Records shown.
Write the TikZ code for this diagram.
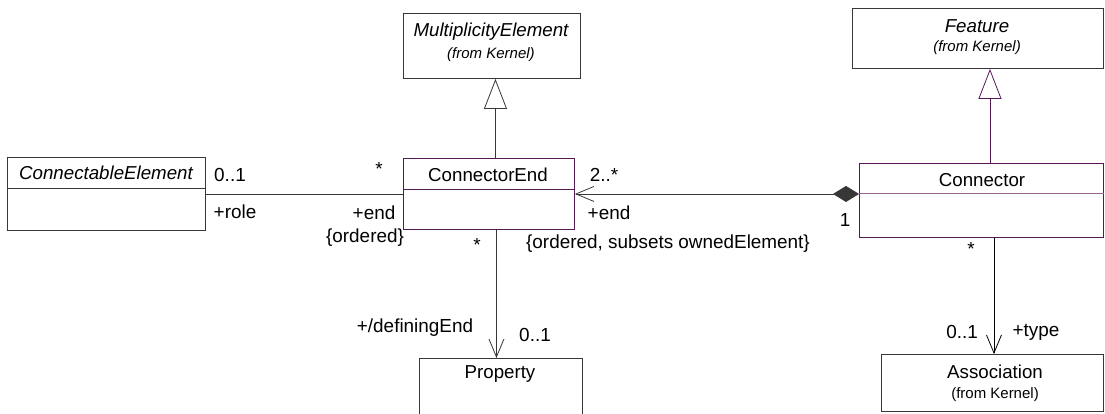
\documentclass[tikz,border=0pt]{standalone}
\usepackage{fontspec}
\setmainfont{Liberation Sans}
\usetikzlibrary{arrows.meta}
\definecolor{umlpurple}{RGB}{85,25,85}
\definecolor{umllight}{RGB}{150,100,150}
\definecolor{boxgray}{RGB}{55,55,55}
\begin{document}
\begin{tikzpicture}[x=1pt,y=-1pt,
  box/.style={draw=boxgray, line width=0.9pt, rectangle, inner sep=0pt, anchor=north west},
  pbox/.style={box, draw=umlpurple},
  title/.style={inner sep=0pt, font=\fontsize{18.7}{22}\selectfont},
  small/.style={inner sep=0pt, font=\fontsize{15}{18}\selectfont},
  lab/.style={inner sep=0pt, font=\fontsize{18.9}{22}\selectfont},
  conn/.style={draw=boxgray, line width=0.8pt},
  pconn/.style={draw=umlpurple, line width=0.8pt},
  barb/.style={-{Straight Barb[length=18pt,width=15pt,line width=0.8pt]}},
  gen/.style={-{Triangle[open,length=30pt,width=23pt,line width=0.8pt]}}
]
\useasboundingbox (0,0) rectangle (1105,413);

% boxes
\node[box, minimum width=177pt, minimum height=65pt] (mult) at (403,13) {};
\node[box, minimum width=251pt, minimum height=60pt] (feat) at (852,8) {};
\node[box, minimum width=198pt, minimum height=73pt] (conel) at (7,157) {};
\node[pbox, minimum width=171pt, minimum height=71pt] (cend) at (403,158) {};
\node[pbox, minimum width=244pt, minimum height=74pt] (connb) at (859,163) {};
\node[box, minimum width=163pt, minimum height=75pt] (prop) at (419,358) {};
\node[box, minimum width=222pt, minimum height=57pt] (asso) at (881,354) {};

% dividers
\draw[draw=boxgray, line width=0.9pt] (conel.west |- 0,188) -- (conel.east |- 0,188);
\draw[draw=umlpurple, line width=0.9pt] (cend.west |- 0,189) -- (cend.east |- 0,189);
\draw[draw=umllight, line width=0.9pt] (connb.west |- 0,193) -- (connb.east |- 0,193);

% titles
\node[title] (multT) at (491,32) {\itshape MultiplicityElement};
\node[small] (multK) at (491,55) {\itshape (from Kernel)};
\node[title] (featT) at (977,26) {\itshape Feature};
\node[small] (featK) at (977,48) {\itshape (from Kernel)};
\node[title] (conelT) at (106,173) {\itshape ConnectableElement};
\node[title] (cendT) at (488,175) {ConnectorEnd};
\node[title] (connT) at (982,180) {Connector};
\node[title] (propT) at (500,374) {Property};
\node[title] (assoT) at (995,372) {Association};
\node[small] (assoK) at (995,395) {(from Kernel)};

% connectors
\draw[conn] (conel.east) -- (cend.west);
\draw[conn, {Diamond[length=26pt,width=16pt]}-{Straight Barb[length=18pt,width=15pt,line width=0.8pt]}]
  (connb.west |- cend.east) -- (cend.east);
\draw[conn, gen] ([xshift=6.5pt]cend.north) -- ([xshift=6.5pt]cend.north |- mult.south);
\draw[pconn, gen] ([xshift=8.5pt]connb.north) -- ([xshift=8.5pt]connb.north |- feat.south);
\draw[conn, barb] ([xshift=7.5pt]cend.south) -- ([xshift=7.5pt]cend.south |- prop.north);
\draw[conn, barb, draw=black] ([xshift=12.5pt]connb.south) -- ([xshift=12.5pt]connb.south |- asso.north);

% labels
\node[lab] (l1) at (230,175) {0..1};
\node[lab] (l2) at (235,212) {+role};
\node[lab] (l3) at (379,169) {*};
\node[lab] (l4) at (374,213) {+end};
\node[lab] (l5) at (365,238) {\{ordered\}};
\node[lab] (l6) at (604,175) {2..*};
\node[lab] (l7) at (609,213) {+end};
\node[lab] (l8) at (845,220) {1};
\node[lab] (l9) at (477,245) {*};
\node[lab] (l10) at (668,244) {\{ordered, subsets ownedElement\}};
\node[lab] (l11) at (415,328) {+/definingEnd};
\node[lab] (l12) at (535,335) {0..1};
\node[lab] (l13) at (971,249) {*};
\node[lab] (l14) at (962,332) {0..1};
\node[lab] (l15) at (1036,332) {+type};
\end{tikzpicture}
\end{document}
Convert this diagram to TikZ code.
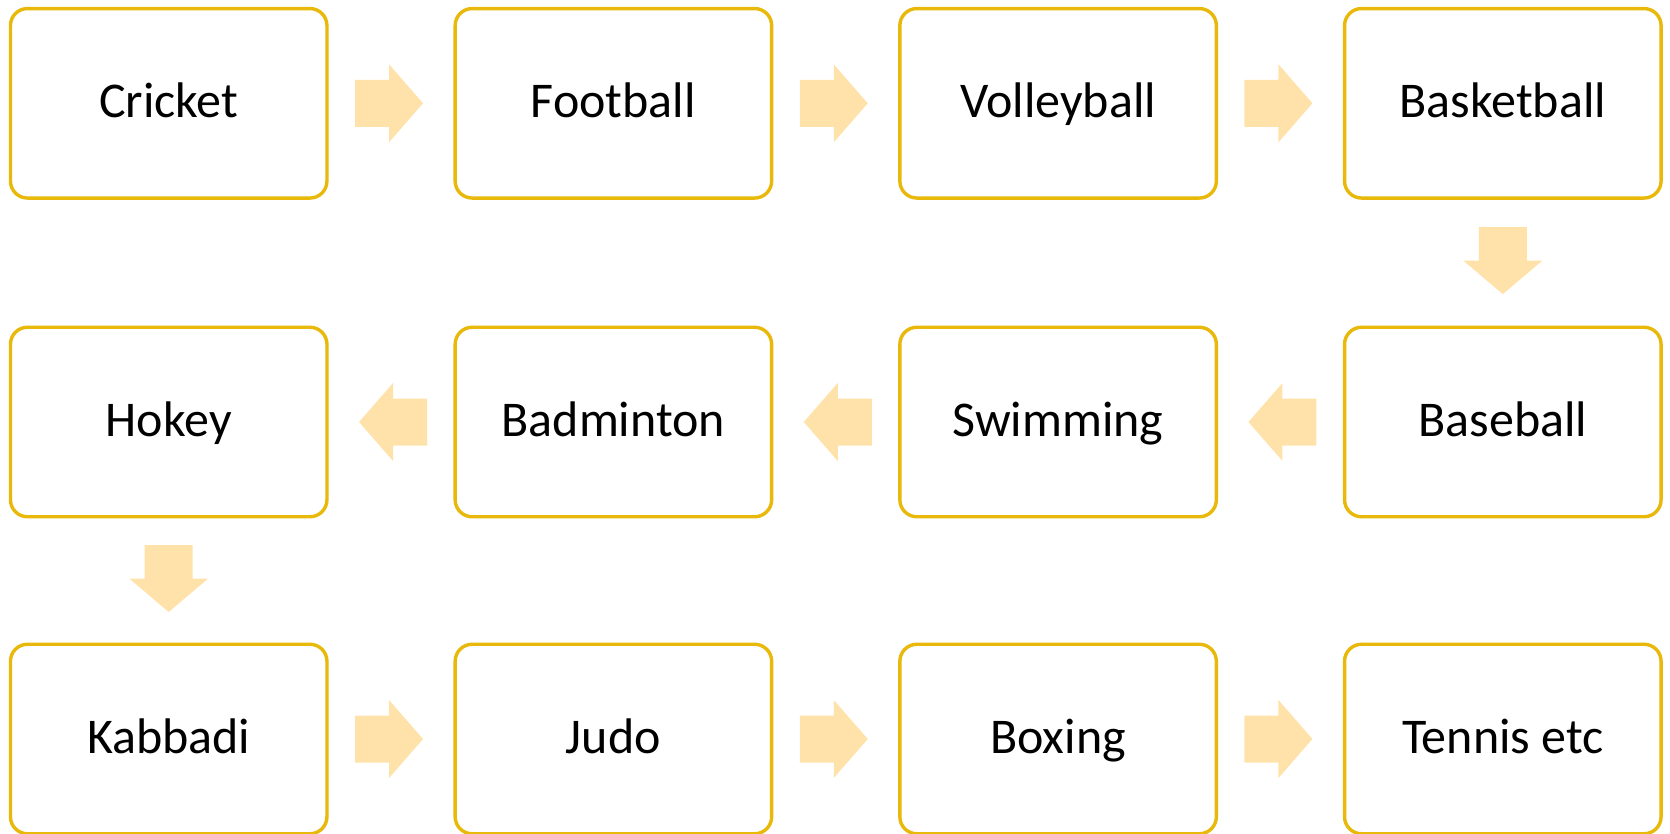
\documentclass[tikz,border=0pt]{standalone}
\usepackage{fontspec}
\setmainfont{Carlito}
\usetikzlibrary{calc}
\definecolor{boxline}{RGB}{232,185,10}
\definecolor{arrowfill}{RGB}{255,226,170}
\tikzset{
  sportbox/.style={draw=boxline, line width=3.4pt, rounded corners=17pt, fill=white,
    minimum width=316.5pt, minimum height=189.5pt, inner sep=0pt,
    text height=28pt, text depth=0pt,
    font=\fontsize{50}{60}\selectfont, text=black},
  blockarrow/.style={fill=arrowfill, draw=none}
}
\begin{document}
\begin{tikzpicture}[x=1pt,y=-1pt]
  \useasboundingbox (0,0) rectangle (1670,833);
  % row 1
  \node[sportbox] (cricket)    at (168.7,103.3) {Cricket};
  \node[sportbox] (football)   at (613.4,103.3) {Football};
  \node[sportbox] (volleyball) at (1058.1,103.3) {Volleyball};
  \node[sportbox] (basketball) at (1502.8,103.3) {Basketball};
  % row 2
  \node[sportbox] (hokey)      at (168.7,422) {Hokey};
  \node[sportbox] (badminton)  at (613.4,422) {Badminton};
  \node[sportbox] (swimming)   at (1058.1,422) {Swimming};
  \node[sportbox] (baseball)   at (1502.8,422) {Baseball};
  % row 3
  \node[sportbox] (kabbadi)    at (168.7,739) {Kabbadi};
  \node[sportbox] (judo)       at (613.4,739) {Judo};
  \node[sportbox] (boxing)     at (1058.1,739) {Boxing};
  \node[sportbox] (tennis)     at (1502.8,739) {Tennis etc};

  % right-pointing block arrows
  \foreach \a/\b in {cricket/football, football/volleyball, volleyball/basketball,
                     kabbadi/judo, judo/boxing, boxing/tennis}{
    \fill[blockarrow, shift={($(\a.east)!0.5!(\b.west)+(-2,0)$)}]
      (-34,-23.5) -- (0,-23.5) -- (0,-39) -- (34,0) -- (0,39) -- (0,23.5) -- (-34,23.5) -- cycle;
  }
  % left-pointing block arrows
  \foreach \a/\b in {baseball/swimming, swimming/badminton, badminton/hokey}{
    \fill[blockarrow, shift={($(\a.west)!0.5!(\b.east)+(2,0)$)}]
      (34,-23.5) -- (0,-23.5) -- (0,-39) -- (-34,0) -- (0,39) -- (0,23.5) -- (34,23.5) -- cycle;
  }
  % downward block arrows
  \foreach \a/\b in {basketball/baseball, hokey/kabbadi}{
    \fill[blockarrow, shift={($(\a.south)!0.5!(\b.north)+(0,-2)$)}]
      (-24,-33.5) -- (24,-33.5) -- (24,0) -- (39.5,0) -- (0,33.5) -- (-39.5,0) -- (-24,0) -- cycle;
  }
\end{tikzpicture}
\end{document}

Problem details.
Say how many lines in the records hold "code", with the number as the whole reply.

Answer to this exercise.
2